Lua is a great platform - it's small, easy to learn, very slow moving, dynamic, blazingly fast (allegedly), has a ton of different implementations: from a 200k C interpreter to a powerful JIT, running on a Raspberry Pi, compiling to JS and running on the web, building a multi-platform binary, it's an extremely versatile language.

I couldn't say it any better; from the Fennel rationale (https://fennel-lang.org/rationale)

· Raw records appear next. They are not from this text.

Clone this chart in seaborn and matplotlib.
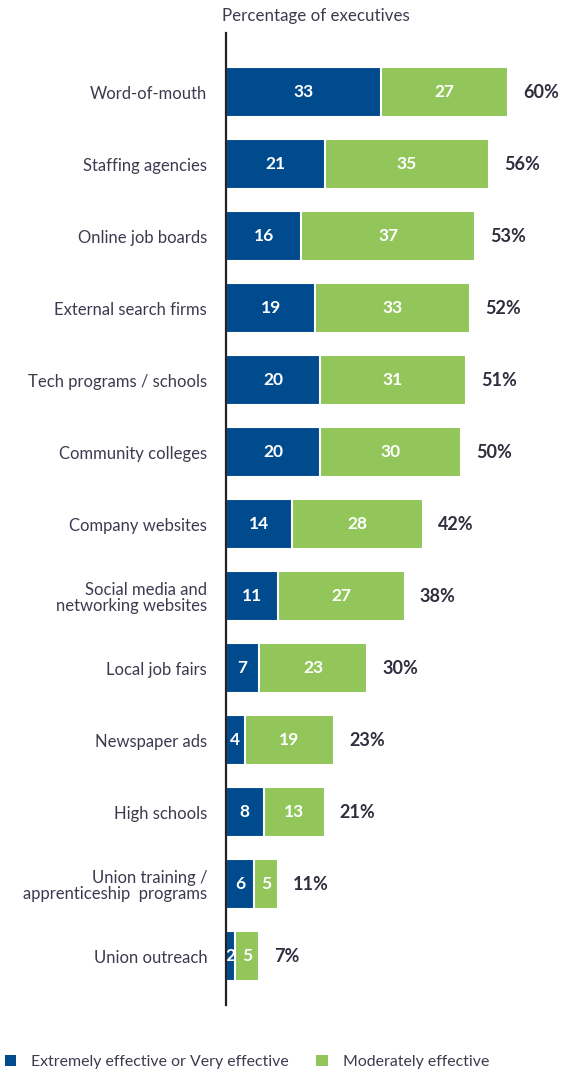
import matplotlib
matplotlib.use("Agg")
import matplotlib.pyplot as plt
from matplotlib.patches import Patch
import seaborn as sns
import pandas as pd

categories = [
    "Word-of-mouth", "Staffing agencies", "Online job boards", "External search firms",
    "Tech programs / schools", "Community colleges", "Company websites",
    "Social media and\nnetworking websites", "Local job fairs", "Newspaper ads",
    "High schools", "Union training /\napprenticeship  programs", "Union outreach",
]
very_effective = [33, 21, 16, 19, 20, 20, 14, 11, 7, 4, 8, 6, 2]
moderately_effective = [27, 35, 37, 33, 31, 30, 28, 27, 23, 19, 13, 5, 5]
totals = [60, 56, 53, 52, 51, 50, 42, 38, 30, 23, 21, 11, 7]

dark_blue = "#004B8D"
green = "#92C65A"
text_col = "#3B3B4F"

sns.set_theme(style="white")
plt.rcParams["font.family"] = ["Lato", "DejaVu Sans"]

df = pd.DataFrame({
    "category": categories,
    "very": very_effective,
    "moderate": moderately_effective,
    "total": [v + m for v, m in zip(very_effective, moderately_effective)],
})

fig = plt.figure(figsize=(5.66, 10.78), dpi=100)
ax = fig.add_axes([226 / 566, 1 - 1005 / 1078, (555 - 226) / 566, (1005 - 33) / 1078])

# Stacked bars: full length in green, the first segment in blue on top
sns.barplot(data=df, y="category", x="total", color=green, orient="h",
            width=0.69, edgecolor="white", linewidth=1.5, ax=ax, saturation=1)
sns.barplot(data=df, y="category", x="very", color=dark_blue, orient="h",
            width=0.69, edgecolor="white", linewidth=1.5, ax=ax, saturation=1)

ax.set_xlim(0, 70)
ax.set_ylim(12.68, -0.82)
ax.set_xlabel("")
ax.set_ylabel("")
ax.set_xticks([])
ax.tick_params(axis="y", length=0, pad=13.5, labelsize=12, labelcolor=text_col)
for lbl in ax.get_yticklabels():
    lbl.set_multialignment("right")
    lbl.set_linespacing(1.05)

for side in ["top", "right", "bottom"]:
    ax.spines[side].set_visible(False)
ax.spines["left"].set_color("#222222")
ax.spines["left"].set_linewidth(1.6)
ax.spines["left"].set_zorder(5)

for i, (v, m, t) in enumerate(zip(very_effective, moderately_effective, totals)):
    ax.text(v / 2, i, str(v), ha="center", va="center", color="white",
            fontsize=12.5, fontweight="bold")
    ax.text(v + m / 2, i, str(m), ha="center", va="center", color="white",
            fontsize=12.5, fontweight="bold")
    ax.text(v + m + 3.2, i, f"{t}%", ha="left", va="center", color="#2E2E3E",
            fontsize=13, fontweight="bold")

fig.text(222 / 566, 1 - 16 / 1078, "Percentage of executives", ha="left", va="center",
         fontsize=12.2, color=text_col)

handles = [Patch(facecolor=dark_blue, edgecolor="none"),
           Patch(facecolor=green, edgecolor="none")]
fig.legend(handles, ["Extremely effective or Very effective", "Moderately effective"],
           loc="center left", bbox_to_anchor=(5 / 566, 1 - 1062 / 1078), ncol=2,
           frameon=False, fontsize=11.4, handlelength=0.72, handleheight=0.72,
           handletextpad=0.95, columnspacing=1.7, labelcolor=text_col,
           borderaxespad=0, borderpad=0)

fig.savefig("out.png", dpi=100)
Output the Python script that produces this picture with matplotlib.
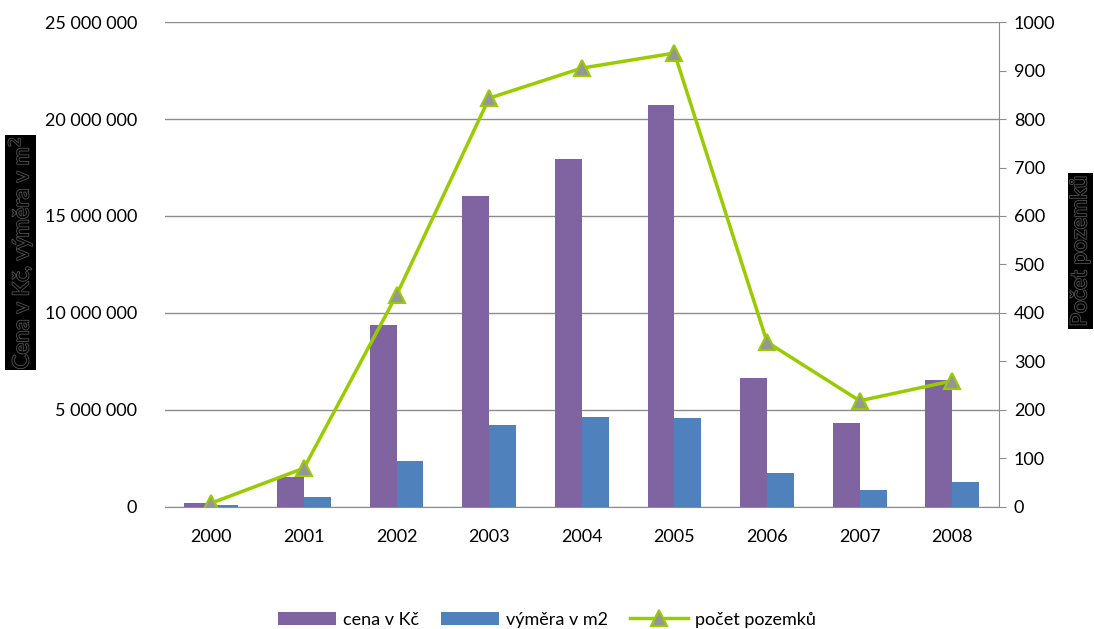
import matplotlib
matplotlib.use("Agg")
import matplotlib.pyplot as plt
import matplotlib.patheffects as pe
import numpy as np

years = ["2000", "2001", "2002", "2003", "2004", "2005", "2006", "2007", "2008"]
cena = [200000, 1560000, 9380000, 16030000, 17940000, 20720000, 6650000, 4330000, 6550000]
vymera = [80000, 520000, 2370000, 4230000, 4640000, 4590000, 1750000, 880000, 1290000]
pocet = [8, 80, 437, 843, 905, 936, 340, 219, 260]
left_ticks = [0, 5000000, 10000000, 15000000, 20000000, 25000000]
right_ticks = list(range(0, 1001, 100))

plt.rcParams['font.family'] = ['Lato', 'DejaVu Sans']

fig = plt.figure(figsize=(10.94, 6.29), dpi=100)
ax = fig.add_axes([0.1508, 0.194, 0.762, 0.771])
ax2 = ax.twinx()

x = np.arange(len(years))
w = 0.29
purple = '#8064A2'
blue = '#4F81BD'
green = '#99CC00'

ax.bar(x - w / 2, cena, width=w, color=purple, zorder=2, label='cena v Kč')
ax.bar(x + w / 2, vymera, width=w, color=blue, zorder=2, label='výměra v m2')
ax2.plot(x, pocet, color=green, lw=2.5, marker='^', ms=12, mfc='#969696',
         mec=green, mew=1.5, zorder=3, label='počet pozemků')

ax.set_xlim(-0.5, len(years) - 0.5)
ax.set_ylim(0, 25000000)
ax2.set_ylim(0, 1000)
ax.set_yticks(left_ticks)
ax.set_yticklabels([f"{v:,}".replace(",", " ") for v in left_ticks])
ax2.set_yticks(right_ticks)
ax.set_xticks(x)
ax.set_xticklabels(years)

ax.grid(axis='y', color='#8c8c8c', lw=1, zorder=0)
ax.set_axisbelow(True)
for s in ['left', 'top', 'right']:
    ax.spines[s].set_visible(False)
for s in ['left', 'top', 'bottom']:
    ax2.spines[s].set_visible(False)
ax.spines['bottom'].set_color('#8c8c8c')
ax2.spines['right'].set_color('#8c8c8c')
ax.tick_params(axis='y', length=0, pad=20, labelsize=13)
ax.tick_params(axis='x', length=0, pad=16, labelsize=13)
ax2.tick_params(axis='y', length=5, color='#8c8c8c', pad=6, labelsize=13)

eff = [pe.withStroke(linewidth=1.2, foreground='#555555')]
fig.text(0.019, 0.598, "Cena v Kč, výměra v m$^2$", rotation=90, ha='center', va='center',
         fontsize=16, color='black', path_effects=eff,
         bbox=dict(boxstyle='square,pad=0.05', fc='black', ec='none'))
fig.text(0.9875, 0.601, "Počet pozemků", rotation=90, ha='center', va='center',
         fontsize=16, color='black', path_effects=eff,
         bbox=dict(boxstyle='square,pad=0.12', fc='black', ec='none'))

h1, l1 = ax.get_legend_handles_labels()
h2, l2 = ax2.get_legend_handles_labels()
fig.legend(h1 + h2, l1 + l2, loc='center', bbox_to_anchor=(0.5, 0.015), ncol=3,
           frameon=False, fontsize=13, handlelength=3.2, columnspacing=1.2,
           handletextpad=0.4)

fig.savefig("out.png", dpi=100)
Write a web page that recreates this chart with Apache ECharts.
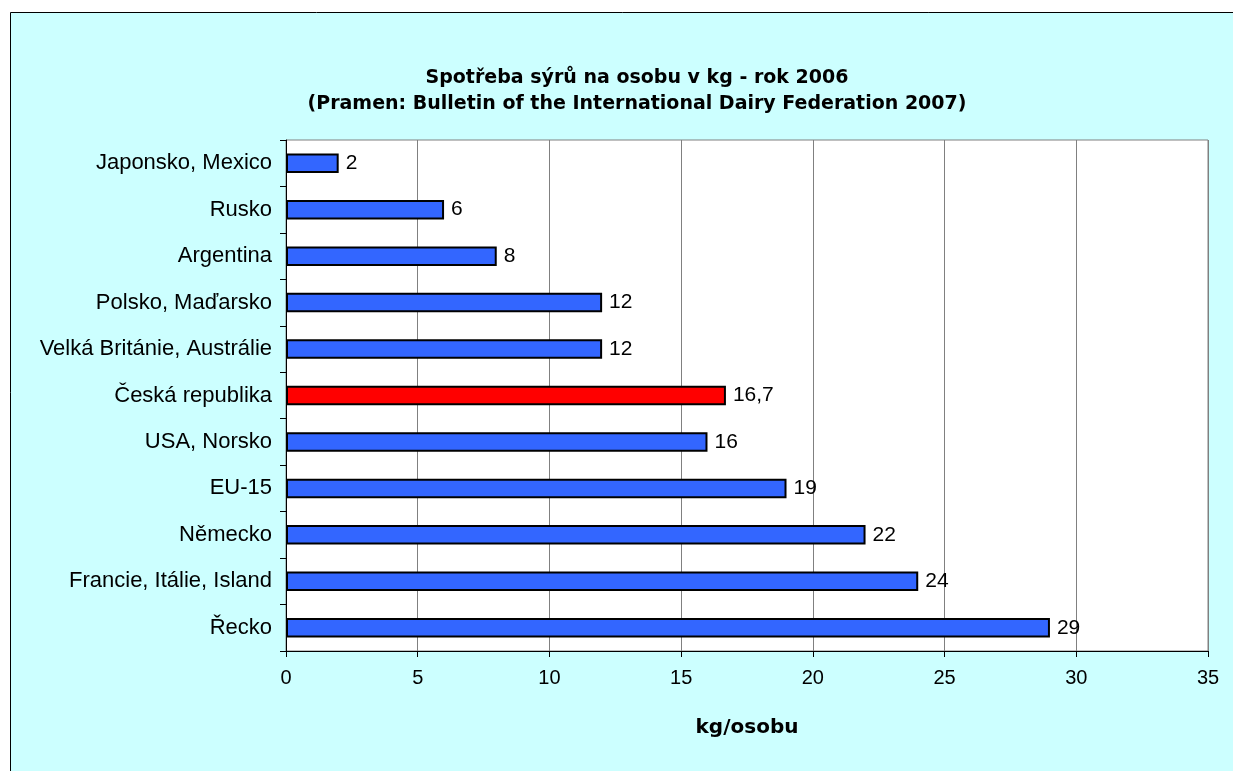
<!DOCTYPE html>
<html>
<head>
<meta charset="utf-8">
<script src="https://cdn.jsdelivr.net/npm/echarts@6/dist/echarts.min.js"></script>
<style>
  html, body { margin: 0; padding: 0; background: #fff; }
  #chart { width: 1233px; height: 771px; }
</style>
</head>
<body>
<div id="chart"></div>
<script>
// kategorie (shora dolů)
const countries = ['Japonsko, Mexico', 'Rusko', 'Argentina', 'Polsko, Maďarsko',
  'Velká Británie, Austrálie', 'Česká republika', 'USA, Norsko', 'EU-15',
  'Německo', 'Francie, Itálie, Island', 'Řecko'];
const consumption = [2, 6, 8, 12, 12, 16.7, 16, 19, 22, 24, 29];
const highlight = 'Česká republika';
const xTicks = [0, 5, 10, 15, 20, 25, 30, 35];

const chart = echarts.init(document.getElementById('chart'));

const option = {
  animation: false,
  backgroundColor: '#fff',
  graphic: [{
    type: 'rect',
    z: -10,
    shape: { x: 10.5, y: 12.5, width: 1240, height: 780 },
    style: { fill: '#CCFFFF', stroke: '#000', lineWidth: 1 }
  }],
  title: {
    text: 'Spotřeba sýrů na osobu v kg - rok 2006\n(Pramen: Bulletin of the International Dairy Federation 2007)',
    left: 632,
    top: 60,
    textAlign: 'center',
    textStyle: {
      fontFamily: 'DejaVu Sans',
      fontSize: 19,
      fontWeight: 'bold',
      color: '#000',
      lineHeight: 26
    }
  },
  grid: {
    left: 286,
    top: 140,
    width: 922,
    height: 511,
    show: true,
    backgroundColor: '#fff',
    borderColor: '#808080',
    borderWidth: 1
  },
  xAxis: {
    type: 'value',
    min: 0,
    max: 35,
    interval: 5,
    name: 'kg/osobu',
    nameLocation: 'middle',
    nameGap: 67,
    nameTextStyle: { fontFamily: 'DejaVu Sans', fontSize: 20, fontWeight: 'bold', color: '#000' },
    axisLine: { show: true, lineStyle: { color: '#000' } },
    axisTick: { show: true, inside: false, length: 6, lineStyle: { color: '#000' } },
    axisLabel: {
      fontFamily: 'Liberation Sans, Arial', fontSize: 20, color: '#000', margin: 17,
      formatter: v => xTicks.includes(v) ? String(v) : ''
    },
    splitLine: { show: true, lineStyle: { color: '#808080', width: 1 } }
  },
  yAxis: {
    type: 'category',
    data: countries,
    inverse: true,
    axisLine: { show: true, lineStyle: { color: '#000' } },
    axisTick: { show: true, inside: false, length: 6, lineStyle: { color: '#000' } },
    axisLabel: { fontFamily: 'Liberation Sans, Arial', fontSize: 22, color: '#000', margin: 14 },
    splitLine: { show: false }
  },
  series: [{
    type: 'bar',
    barWidth: '42%',
    data: consumption.map((v, i) => ({
      value: v,
      itemStyle: { color: countries[i] === highlight ? '#FF0000' : '#3366FF' }
    })),
    itemStyle: { borderColor: '#000', borderWidth: 2 },
    label: {
      show: true,
      position: 'right',
      distance: 7,
      fontFamily: 'Liberation Sans, Arial',
      fontSize: 21,
      color: '#000',
      formatter: p => String(p.value).replace('.', ',')
    }
  }]
};

chart.setOption(option);
</script>
</body>
</html>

The conceptual simplicity of Lua stands in stark contrast to other "easy to learn" languages like JavaScript or Python–Lua contains very close to the minimum number of ideas needed to get the job done; only Forth and Scheme offer a comparable simplicity. When you combine this meticulous simplicity with the emphasis on making programs reprogrammable, the result is a powerful antidote to prevailing trends in technology of treating programs as black boxes out of the control of the user.

However, Lua does have some goofiness, and it's utter lack of a standard library is unacceptable to me.

Faddle is a more functional language than Lua - it's a Lisp, and oriented around procs rather than banging on tables in place. It has opt-in variables and globals.

Why not Fennel?

The great thing about Lua is that there is ample room for more languages like this!